The blog was not loading for me earlier, so here's a copy:

It's probably not your fault.

On a cache miss, there are two things a reverse proxy (which Fastly is to us) can do. It can make the client wait until the proxy itself fetches the requested content and then serve it, with subsequent requests being served from the cache. From a user's perspective, it means staring at "hung" process, and people tend not to be understanding when a program is stuck seemingly doing nothing.

Instead, the proxy can stream the response from the origin, caching it at the end. This makes the client receive the data right away, although it's not without drawbacks.

In a streaming setup like Flathub's, an all-MISS path adds some upstream latency before the first byte, but also limits the download speed to what the slowest link can deliver. As we don't run servers in the same datacenter or on a single backbone network, the hop from Fastly through the caching proxy to the master server incurs a penalty that may affect how quickly the data gets back.

In order to cache files larger than 20MB, Fastly expects customers who use streaming misses to use segmented caching. Anything larger than that gets broken down into smaller chunks. When Fastly wants the data from us, it will add a Range header specifying which bytes we should respond with. Fastly will then serve the request after reconstructing the file from various chunks. Our caching proxies also use the value of the Range header in the caching key to avoid requesting the full file over and over again from the master server as well.

While great for caching, many concurrent range MISSes can turn what would be a sequential file read into scattered, random reads. It wouldn't matter with SSD or NVMe, but as the repository is stored on HDDs, when combined with streaming misses, it can turn cold transfer speed into min(network bottleneck, ZFS random-read bottleneck).

Counterintuitively, you may improve your download speeds by aborting the ongoing Flatpak operation and starting it again. While the initial request was slow, there's a non-zero chance it went through all the caching layers and it will become a cache hit in the meantime. Flatpak

Let's talk Flatpak. When installing or upgrading applications, Flatpak will try to use delta files. A typical delta is an update file that contains only the difference between versions. There are also from-scratch deltas, which effectively are an archive with all files required to install an app from scratch, thus the name.

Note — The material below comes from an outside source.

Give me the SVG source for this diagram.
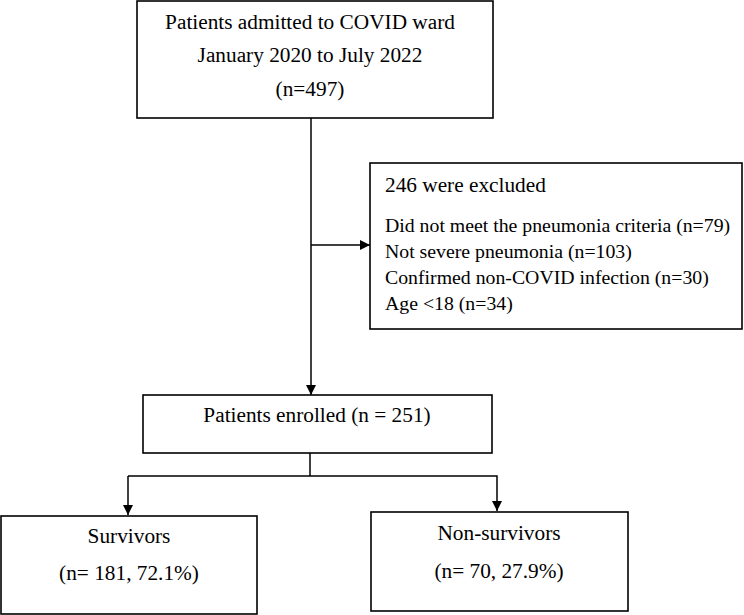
<svg xmlns="http://www.w3.org/2000/svg" width="744" height="615" viewBox="0 0 744 615">
<style>
.box{fill:#fff;stroke:#000;stroke-width:1.6}
.t{font-family:"Liberation Serif","Times New Roman",serif;font-size:21.3px;fill:#000}
.c{text-anchor:middle}
.s{font-size:19.8px}
.ln{fill:none;stroke:#000;stroke-width:1.5}
</style>
<defs>
<marker id="ah" viewBox="0 0 10 10" refX="10" refY="5" markerWidth="10" markerHeight="10" markerUnits="userSpaceOnUse" orient="auto">
<path d="M0,0 L10,5 L0,10 Z" fill="#000"/>
</marker>
</defs>
<rect width="744" height="615" fill="#fff"/>
<g id="connectors">
<line class="ln" x1="311" y1="118" x2="311" y2="395" marker-end="url(#ah)"/>
<line class="ln" x1="311" y1="245" x2="370" y2="245" marker-end="url(#ah)"/>
<line class="ln" x1="310" y1="453" x2="310" y2="476"/>
<polyline class="ln" points="128,476 497,476 497,511" marker-end="url(#ah)"/>
<line class="ln" x1="128" y1="476" x2="128" y2="515" marker-end="url(#ah)"/>
</g>
<g id="admitted">
<rect class="box" x="137" y="1" width="356" height="117"/>
<text class="t c" x="310" y="29">Patients admitted to COVID ward</text>
<text class="t c" x="310" y="62">January 2020 to July 2022</text>
<text class="t c" x="310" y="96">(n=497)</text>
</g>
<g id="excluded">
<rect class="box" x="370" y="163" width="372" height="166"/>
<text class="t" x="385" y="192">246 were excluded</text>
<text class="t s" x="385" y="232">Did not meet the pneumonia criteria (n=79)</text>
<text class="t s" x="385" y="258">Not severe pneumonia (n=103)</text>
<text class="t s" x="385" y="284">Confirmed non-COVID infection (n=30)</text>
<text class="t s" x="385" y="310">Age &lt;18 (n=34)</text>
</g>
<g id="enrolled">
<rect class="box" x="143" y="395" width="349" height="58"/>
<text class="t c" x="317" y="422">Patients enrolled (n = 251)</text>
</g>
<g id="survivors">
<rect class="box" x="1" y="516" width="256" height="98"/>
<text class="t c" x="129" y="543">Survivors</text>
<text class="t c" x="129" y="580">(n= 181, 72.1%)</text>
</g>
<g id="nonsurvivors">
<rect class="box" x="371" y="512" width="257" height="99"/>
<text class="t c" x="499" y="540">Non-survivors</text>
<text class="t c" x="499" y="578">(n= 70, 27.9%)</text>
</g>
</svg>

Flathub generates a single upgrade delta and a from-scratch delta for the latest version. Delta generation is an expensive process in terms of disk reads and writes, but also disk space. Because our ZFS setup isn't exactly the fastest, generating more delta files also affects how quickly we can publish an update. Yes, in theory we could be doing this out of band but we don't. In hindsight, Titanic wasn't unsinkable after all.

What happens if you are not updating often enough? A lot of suffering. Flatpak will download each missing file between the version you are on and the one you want to upgrade to, separately. This is an almost certain cache miss causing even more random seeks on the master server. At this point Flatpak would be better off downloading the from-scratch delta but it can't. The behaviour is controlled by OSTree, which doesn't offer any knobs to affect it. It is the right choice if the goal is to limit the bandwidth used by the client to fetch updates, but an incredibly bad one for anyone on a reliable connection; downloading a single large file is almost always faster than fetching multiple smaller ones.

What do? Some brave soul could fix OSTree to apply a better heuristic on when to use from-scratch deltas for upgrades, or at least make it expose an API that lets Flatpak choose. For the rest of us mere mortals, we can only update regularly or wait patiently for the update to finish.